Desert Dune Safari14 Days 13 Nights$11065 - $13425
Namibia is a land of stunning landscapes, endless skies, barren deserts, rugged mountains and spectacular wildlife. This Exploration explores some of the most remote areas of this fascinating land; areas that have been rarely explored by others, making this a true journey of discovery. Like any trip to Namibia, the dunes of Sossusvlei are not to be missed so your journey begins here. Continue to Swakopmund to take in the amazing marine life just offshore, then on to the secluded and dramatic coastline of the Skeleton Coast littered with historic remnants of shipwrecks and the rugged and rocky landscape of Palmwag where the last free-roaming black rhino rove. The activities provide a wide range of differing experiences, from a dolphin cruise with a private beach lunch, to tracking rhino and climbing the Namib’s great dunes. Most of the journey is by road, but well-timed stops at local highlights, refreshments, snacks and lunches (where appropriate) all help to ensure optimal comfort. A highlight is meeting the local people of Namibia, many of whom work in the camps, while others you will have a chance to meet along the road, such as local fishermen and vendors.

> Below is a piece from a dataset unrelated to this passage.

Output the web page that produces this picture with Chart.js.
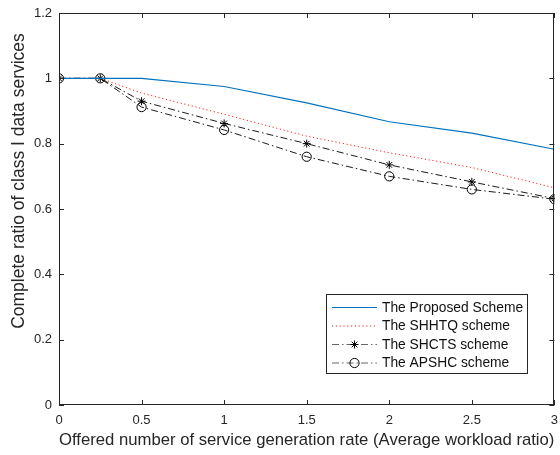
<!DOCTYPE html>
<html>
<head>
<meta charset="utf-8">
<script src="https://cdn.jsdelivr.net/npm/chart.js@4"></script>
<style>
  html, body { margin: 0; padding: 0; background: #ffffff; }
  #wrap { width: 560px; height: 455px; position: relative; }
</style>
</head>
<body>
<div id="wrap"><canvas id="c" width="560" height="455"></canvas></div>
<script>
// Offered load (average workload ratio) on the x axis
const loadRatio = [0, 0.25, 0.5, 1, 1.5, 2, 2.5, 3];

// Completion ratio of class I data services for each scheme
const proposedScheme = [1, 1, 1.00, 0.975, 0.925, 0.867, 0.832, 0.783];
const shhtqScheme    = [1, 1, 0.955, 0.89, 0.823, 0.772, 0.727, 0.665];
const shctsScheme    = [1, 1, 0.930, 0.862, 0.800, 0.735, 0.683, 0.632];
const apshcScheme    = [1, 1, 0.912, 0.842, 0.760, 0.700, 0.660, 0.630];

const seriesNames = ['The Proposed Scheme', 'The SHHTQ scheme', 'The SHCTS scheme', 'The APSHC scheme'];

const xTicks = [0, 0.5, 1, 1.5, 2, 2.5, 3];
const yTicks = [0, 0.2, 0.4, 0.6, 0.8, 1, 1.2];

const xTitle = 'Offered number of service generation rate (Average workload ratio)';
const yTitle = 'Complete ratio of class I data services';

const AXIS = '#262626';
const FONT = '"Liberation Sans", Arial, sans-serif';

function pts(ys) { return loadRatio.map((x, i) => ({ x: x, y: ys[i] })); }

const styles = [
  { color: '#0072BD', dash: [], width: 1.2, point: false },
  { color: '#ff2020', dash: [1.2, 2.6], width: 1, point: false },
  { color: '#000000', dash: [7, 3, 1.5, 3], width: 0.9, point: 'star', radius: 4 },
  { color: '#000000', dash: [7, 3, 1.5, 3], width: 0.9, point: 'circle', radius: 4.6 }
];

const datasets = [proposedScheme, shhtqScheme, shctsScheme, apshcScheme].map((ys, i) => ({
  label: seriesNames[i],
  data: pts(ys),
  borderColor: styles[i].color,
  borderWidth: styles[i].width,
  borderDash: styles[i].dash,
  pointStyle: styles[i].point || 'circle',
  pointRadius: styles[i].point ? styles[i].radius : 0,
  pointBorderColor: '#000000',
  pointBackgroundColor: 'rgba(0,0,0,0)',
  pointBorderWidth: 1,
  fill: false,
  tension: 0
}));

// Box frame, inward ticks, rotated y title and the boxed legend
const frame = {
  id: 'frame',
  afterDraw(chart) {
    const { ctx, chartArea: a, scales: { x, y } } = chart;
    ctx.save();
    ctx.strokeStyle = AXIS;
    ctx.lineWidth = 1;
    ctx.setLineDash([]);
    ctx.strokeRect(Math.round(a.left) + 0.5, Math.round(a.top) + 0.5,
                   Math.round(a.right - a.left) - 1, Math.round(a.bottom - a.top) - 1);
    const tl = 5;
    ctx.beginPath();
    xTicks.forEach(v => {
      const px = Math.round(x.getPixelForValue(v)) + 0.5;
      ctx.moveTo(px, a.bottom); ctx.lineTo(px, a.bottom - tl);
      ctx.moveTo(px, a.top); ctx.lineTo(px, a.top + tl);
    });
    yTicks.forEach(v => {
      const py = Math.round(y.getPixelForValue(v)) + 0.5;
      ctx.moveTo(a.left, py); ctx.lineTo(a.left + tl, py);
      ctx.moveTo(a.right, py); ctx.lineTo(a.right - tl, py);
    });
    ctx.stroke();

    // y axis title
    ctx.fillStyle = AXIS;
    ctx.font = '17.5px ' + FONT;
    ctx.textAlign = 'center';
    ctx.textBaseline = 'middle';
    ctx.translate(19.5, 181);
    ctx.rotate(-Math.PI / 2);
    ctx.fillText(yTitle, 0, 0);
    ctx.restore();

    // legend
    ctx.save();
    const lx = 326.5, ly = 294.5, lw = 201, lh = 79;
    ctx.fillStyle = '#ffffff';
    ctx.fillRect(lx, ly, lw, lh);
    ctx.strokeStyle = AXIS;
    ctx.lineWidth = 1;
    ctx.strokeRect(lx, ly, lw, lh);
    const rows = [307, 325.5, 344, 362.5];
    ctx.font = '13.8px ' + FONT;
    ctx.textBaseline = 'middle';
    ctx.textAlign = 'left';
    seriesNames.forEach((name, i) => {
      const s = styles[i];
      const yy = rows[i] + 0.5;
      ctx.strokeStyle = s.point ? '#555555' : s.color;
      ctx.lineWidth = s.width;
      ctx.setLineDash(s.dash);
      ctx.beginPath();
      ctx.moveTo(332, yy); ctx.lineTo(377, yy);
      ctx.stroke();
      ctx.setLineDash([]);
      ctx.strokeStyle = '#000000';
      ctx.fillStyle = 'rgba(0,0,0,0)';
      ctx.lineWidth = 1;
      if (s.point === 'star') {
        Chart.helpers.drawPoint(ctx, { pointStyle: 'star', radius: s.radius, borderWidth: 1, rotation: 0 }, 354.5, yy);
      } else if (s.point === 'circle') {
        ctx.beginPath();
        ctx.arc(354.5, yy, s.radius, 0, Math.PI * 2);
        ctx.stroke();
      }
      ctx.fillStyle = '#111111';
      ctx.fillText(name, 382, rows[i] + 1);
    });
    ctx.restore();
  }
};

new Chart(document.getElementById('c'), {
  type: 'line',
  data: { datasets: datasets },
  plugins: [frame],
  options: {
    responsive: false,
    animation: false,
    devicePixelRatio: 1,
    layout: { padding: { top: 13, right: 2, left: 0, bottom: 0 } },
    plugins: { legend: { display: false }, tooltip: { enabled: false } },
    scales: {
      x: {
        type: 'linear',
        min: 0, max: 3,
        afterBuildTicks: s => { s.ticks = xTicks.map(v => ({ value: v })); },
        afterFit: s => { s.height = 50; s.paddingLeft = 0; s.paddingRight = 0; },
        grid: { display: false, drawTicks: false },
        border: { display: false },
        ticks: { color: AXIS, font: { family: FONT, size: 13 }, padding: 8, maxRotation: 0,
                 callback: v => String(v) },
        title: { display: true, text: xTitle, color: AXIS,
                 font: { family: FONT, size: 17 }, padding: { top: 0, bottom: 4 } }
      },
      y: {
        type: 'linear',
        min: 0, max: 1.2,
        afterBuildTicks: s => { s.ticks = yTicks.map(v => ({ value: v })); },
        afterFit: s => { s.width = 59; s.paddingTop = 0; s.paddingBottom = 0; },
        grid: { display: false, drawTicks: false },
        border: { display: false },
        ticks: { color: AXIS, font: { family: FONT, size: 13 }, padding: 7,
                 callback: v => String(Math.round(v * 10) / 10) }
      }
    }
  }
});
</script>
</body>
</html>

This small group tour is led by highly skilled and qualified professional guides with an incredible passion for the natural regions in which they work and a vast knowledge of the natural world, history and culture of Namibia. Your guide will host you for the duration of safari, providing you with a consistent, detailed interpretation that is shaped to your specific interests.